Women majority parliaments: The case of Rwanda
Rwanda, which already enjoyed the highest level of women's representation in parliament in the world at 48.75 %, now has a women’s representation of 55%. In the recent second democratic election held in that country, women won 44 of the 80 parliamentary seats.
While some believe that numbers do count, others question the degree to which higher representation of women in parliament guarantees more gender-sensitive policy agendas. Personally, more than woman’s dominance of parliament, what I find worthier of celebration is the Rwandan society’s acceptance and welcoming of women’s increasing leadership. This is particularly so in contrast to my country, Yemen, where the mere proposal of introducing a 15% quota for women in parliament (in which women currently hold only 2 seats out of 301) has always been met with severe resistance, particularly from religious groups. I realize of course that a comparison of the two countries may be implausible given their different historical, political, and structural realities.

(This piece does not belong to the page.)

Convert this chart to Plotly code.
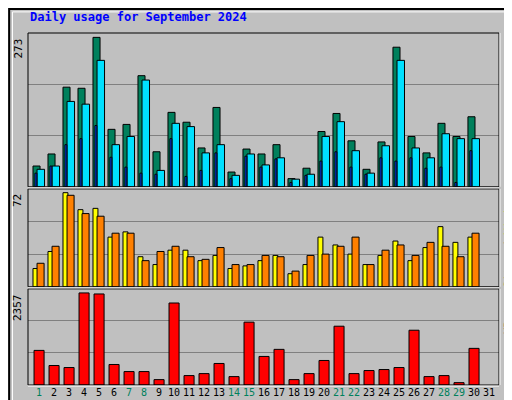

But looking at a case such as Rwanda, what becomes the most important question to address? Should we be discussing nominal versus actual representation of women as reflected in gender-sensitive policy agendas and outputs? Or the extent to which this representation truly reflects society’s perception of women, particularly as leaders? Or perhaps the extent to which this a step towards a very distant but vaguely conceivable matriarchy?